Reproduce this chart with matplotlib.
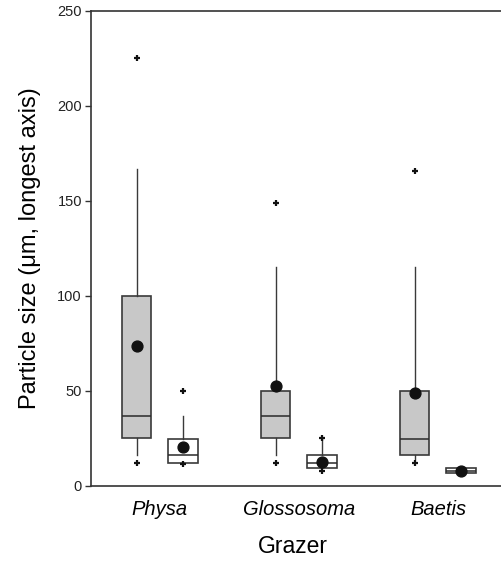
#Box plots of particle size for each grazer
import matplotlib
matplotlib.use("Agg")
import matplotlib.pyplot as plt
import numpy as np

plt.rcParams['font.family'] = ['Liberation Sans', 'DejaVu Sans']

#data
grazers = ['Physa', 'Glossosoma', 'Baetis']

#gray boxes
gray_q1 = [25, 25, 16.5]
gray_med = [37, 37, 24.5]
gray_q3 = [100, 50, 50]
gray_whislo = [16.5, 16.5, 14]
gray_whishi = [167, 115, 115]
gray_mean = [73.5, 52.5, 49]
gray_fliers = [[12, 225], [12, 149], [12, 166]]

#white boxes
white_q1 = [12, 9.5, 6.7]
white_med = [16.3, 12.3, 8]
white_q3 = [24.8, 16.4, 9.3]
white_whislo = [12, 9.5, 6.7]
white_whishi = [37, 25, 9.3]
white_mean = [20.5, 12.8, 8]
white_fliers = [[11.5, 50], [8, 25], []]

yticks = [0, 50, 100, 150, 200, 250]


def make_stats(q1, med, q3, lo, hi, mean, fliers):
    stats = []
    for k in range(len(q1)):
        stats.append(dict(q1=q1[k], med=med[k], q3=q3[k], whislo=lo[k],
                          whishi=hi[k], mean=mean[k], fliers=fliers[k]))
    return stats


fig = plt.figure(figsize=(5.01, 5.61), dpi=100)
# axes runs past the right edge of the figure, so the right spine is cut off
ax = fig.add_axes([0.1816, 0.1337, 0.8563, 0.8467])

pos = np.arange(1, len(grazers) + 1)
offset = 0.166
width = 0.21

common = dict(showmeans=True, showcaps=False, patch_artist=True, widths=width,
              whiskerprops=dict(color='#3a3a3a', linewidth=1.0),
              medianprops=dict(color='#2a2a2a', linewidth=1.1),
              meanprops=dict(marker='o', markerfacecolor='#111111', markeredgecolor='#111111',
                             markersize=7.8),
              flierprops=dict(marker='+', markeredgecolor='#111111', markersize=5,
                              markeredgewidth=1.6))

b1 = ax.bxp(make_stats(gray_q1, gray_med, gray_q3, gray_whislo, gray_whishi, gray_mean, gray_fliers),
            positions=pos - offset, **common)
b2 = ax.bxp(make_stats(white_q1, white_med, white_q3, white_whislo, white_whishi, white_mean, white_fliers),
            positions=pos + offset, **common)

for box in b1['boxes']:
    box.set_facecolor('#c8c8c8')
    box.set_edgecolor('#3a3a3a')
    box.set_linewidth(1.2)
for box in b2['boxes']:
    box.set_facecolor('white')
    box.set_edgecolor('#3a3a3a')
    box.set_linewidth(1.2)

ax.set_xlim(0.504, 3.59)
ax.set_ylim(0, 250)
ax.set_yticks(yticks)
ax.set_xticks(pos)
ax.set_xticklabels(grazers, fontstyle='italic', fontsize=14.5)
ax.tick_params(axis='x', length=0, pad=10)
ax.tick_params(axis='y', length=4.5, width=1, pad=2, labelsize=10.5, colors='#333333', labelcolor='#222222')

for s in ax.spines.values():
    s.set_color('#333333')
    s.set_linewidth(1.2)

ax.set_xlabel('Grazer', fontsize=16.5)
ax.xaxis.set_label_coords(0.4706, -0.103)
ax.set_ylabel('Particle size (\u03bcm, longest axis)', fontsize=17, labelpad=12)

fig.savefig('out.png', dpi=100)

_Directive_. Starting at the top of the listing above, please restate word for word each line up to and including the one that holds "grazers = ['Physa', 'Glossosoma', 'Baetis']", omitting every image.

_Solution to this task_.
Reproduce this chart with matplotlib.
#Box plots of particle size for each grazer
import matplotlib
matplotlib.use("Agg")
import matplotlib.pyplot as plt
import numpy as np

plt.rcParams['font.family'] = ['Liberation Sans', 'DejaVu Sans']

#data
grazers = ['Physa', 'Glossosoma', 'Baetis']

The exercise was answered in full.